UAE markets yesterday climbed to new highs ahead of a key decision tomorrow about whether the country's markets will be awarded "emerging markets" status by MSCI.
The index compiler will also decide whether to raise Qatar to emerging market status on the same day.
If raised to emerging status, fund managers would have until next year to allocate funds to the countries' markets.
Six out of the seven Gulf markets are considered "frontier" at present, placing them in the same category as the stock markets of Bangladesh and Kazakhstan. Saudi Arabia is not categorised by MSCI.
The Abu Dhabi Securities Exchange General Index climbed to its highest in more than seven months yesterday as it advanced 0.5 per cent, while the Dubai Financial Market General Index climbed as much as 0.7 per cent at the opening ahead of a reassessment on a possible upgrade tomorrow.
Qatar's index added 0.2 per cent to 8,334.67 points.
Unlike emerging markets, which are considered more regulated, stable and appealing to international investors, frontier markets are perceived as risky and volatile.
Fund managers and brokers poured into local markets ahead of MSCI's announcement.
"It looks more likely that [the UAE] will be included than any other time it has been talked about," said Mohammed Ali Yasin, the chief investment officer at CAPM Investment. "It is another tick box on the things we need to have, but we still need to attract liquidity from local investors for volumes to return," Mr Yasin said.
The Dubai Financial Market company traded at its highest point in more than a month on optimism of an upgrade but pared down some of these gains to end yesterday 0.1 per cent lower at 1,598.79 points.
Speculation surrounding the decision has been gaining momentum for months, often dictating the movement of markets.
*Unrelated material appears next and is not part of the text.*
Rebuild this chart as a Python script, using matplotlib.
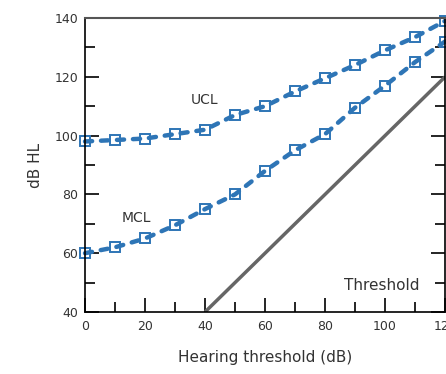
import numpy as np
import matplotlib.pyplot as plt
from matplotlib.ticker import MultipleLocator

# hearing threshold (dB)
levels = [0, 10, 20, 30, 40, 50, 60, 70, 80, 90, 100, 110, 120]
ucl = [98, 98.5, 99, 100.5, 102, 107, 110, 115, 119.5, 124, 129, 133.5, 139]
mcl = [60, 62, 65, 69.5, 75, 80, 88, 95, 100.5, 109.5, 117, 125, 132]
thresh_x = [40, 120]
thresh_y = [40, 120]

blue = '#2E75B6'

fig = plt.figure(figsize=(4.46, 3.74), dpi=100)
ax = fig.add_axes([0.1906, 0.1658, 0.8074, 0.7861])

ax.plot(thresh_x, thresh_y, color='#666666', lw=2.5, solid_capstyle='butt')
for vals in (ucl, mcl):
    ax.plot(levels, vals, ls='none', marker='s', ms=7.5, mfc='white',
            mec=blue, mew=1.4, clip_on=False)
    ax.plot(levels, vals, color=blue, lw=3.2, ls=(0, (1.6, 2.0)),
            dash_capstyle='round', clip_on=False)

ax.set_xlim(0, 120)
ax.set_ylim(40, 140)
ax.xaxis.set_major_locator(MultipleLocator(20))
ax.xaxis.set_minor_locator(MultipleLocator(10))
ax.yaxis.set_major_locator(MultipleLocator(20))
ax.yaxis.set_minor_locator(MultipleLocator(10))
ax.tick_params(which='both', direction='in', right=True, top=False,
               labelsize=9, labelcolor='#333333', color='black')
ax.tick_params(axis='x', pad=6)
ax.tick_params(axis='y', pad=5)
ax.tick_params(which='major', length=10, width=1.2)
ax.tick_params(which='minor', length=7, width=1.2)

ax.spines['top'].set_color('#555555')
ax.spines['top'].set_linewidth(1.5)
for s in ('left', 'bottom', 'right'):
    ax.spines[s].set_color('black')
    ax.spines[s].set_linewidth(1.2)

ax.text(40, 112, 'UCL', fontsize=10, color='#333333', ha='center', va='center')
ax.text(17, 72, 'MCL', fontsize=10, color='#333333', ha='center', va='center')
ax.text(99, 49, 'Threshold', fontsize=11, color='#333333', ha='center', va='center')

ax.set_ylabel('dB HL', fontsize=11, color='#333333', labelpad=8)
ax.set_xlabel('Hearing threshold (dB)', fontsize=11, color='#333333', labelpad=12)

plt.savefig('out.png', dpi=100)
An upgrade could direct billions of dollars of investment into the country.
It has prompted the UAE and Qatari markets to address key issues raised by MSCI as crucial components toward achieving an upgrade.
Abu Dhabi and Dubai's markets said on May 29 market participants were ready to use a key trading system, the so-called delivery-versus-payment, meeting one criteria for an upgrade.
But limits on foreign ownership and the relatively small size of free-floats, or the number of shares companies sell to the public, have raised concern among some market players on whether the UAE and Qatar will achieve an upgrade.
Only 3.3 per cent of UAE stocks are held by foreign investors, a research note from Al Ramz Securities has shown, with many bellwether stocks including Emirates NBD bank and Etisalat offering little or no investment from international investors.
Qatar's exchange has also said it would not increase its foreign ownership limits to 49 per cent from the present 25 per cent.